CF2086E Zebra-like Numbers

Description

We call a positive integer zebra-like if its binary representation has alternating bits up to the most significant bit, and the least significant bit is equal to $ 1 $ . For example, the numbers $ 1 $ , $ 5 $ , and $ 21 $ are zebra-like, as their binary representations $ 1 $ , $ 101 $ , and $ 10101 $ meet the requirements, while the number $ 10 $ is not zebra-like, as the least significant bit of its binary representation $ 1010 $ is $ 0 $ . We define the zebra value of a positive integer $ e $ as the minimum integer $ p $ such that $ e $ can be expressed as the sum of $ p $ zebra-like numbers (possibly the same, possibly different) Given three integers $ l $ , $ r $ , and $ k $ , calculate the number of integers $ x $ such that $ l \le x \le r $ and the zebra value of $ x $ equals $ k $ .

Input Format

Each test consists of several test cases.

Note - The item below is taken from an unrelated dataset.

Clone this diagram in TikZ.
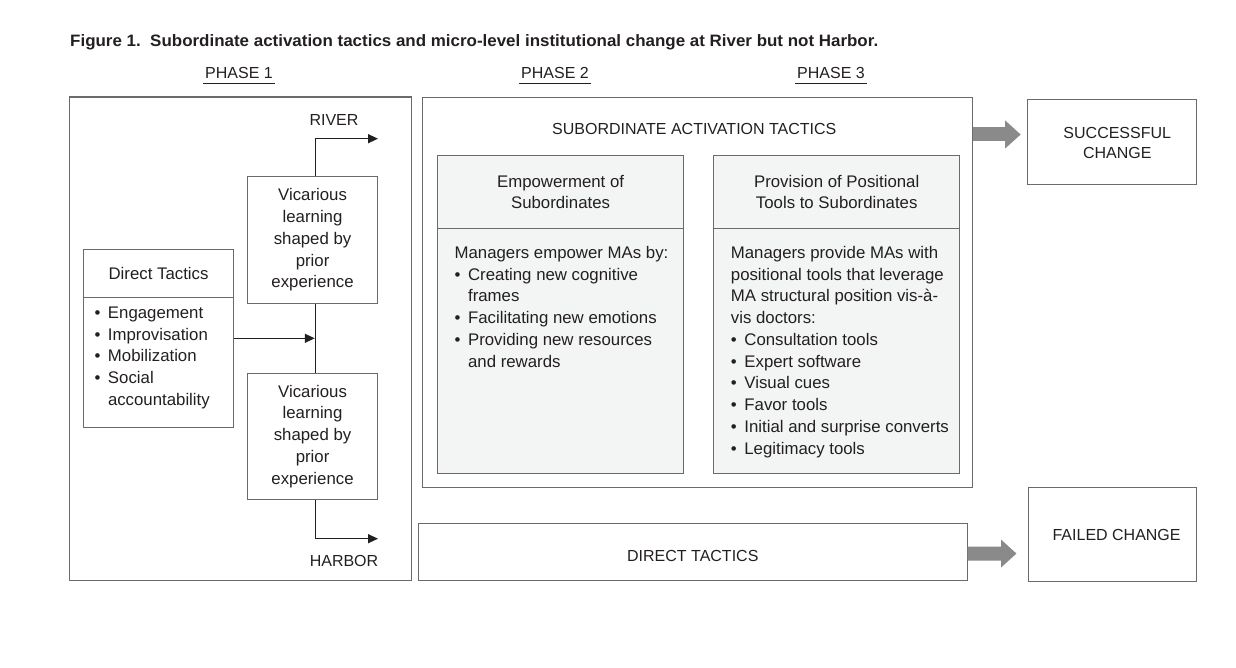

The first line contains a single integer $ t $ ( $ 1 \le t \le 100 $ ) — the number of test cases. The description of test cases follows. The only line of each test case contains three integers $ l $ , $ r $ ( $ 1 \le l \le r \le 10^{18} $ ) and $ k $ ( $ 1 \le k \le 10^{18} $ ).

Output Format

For each test case, output a single integer — the number of integers in $ [l, r] $ with zebra value $ k $ .

Explanation/Hint

In the first test case, there are $ 13 $ suitable numbers: $ 3, 7, 11, 15, 23, 27, 31, 43, 47, 63, 87, 91, 95 $ . Each of them can be represented as a sum of $ 3 $ zebra-like numbers.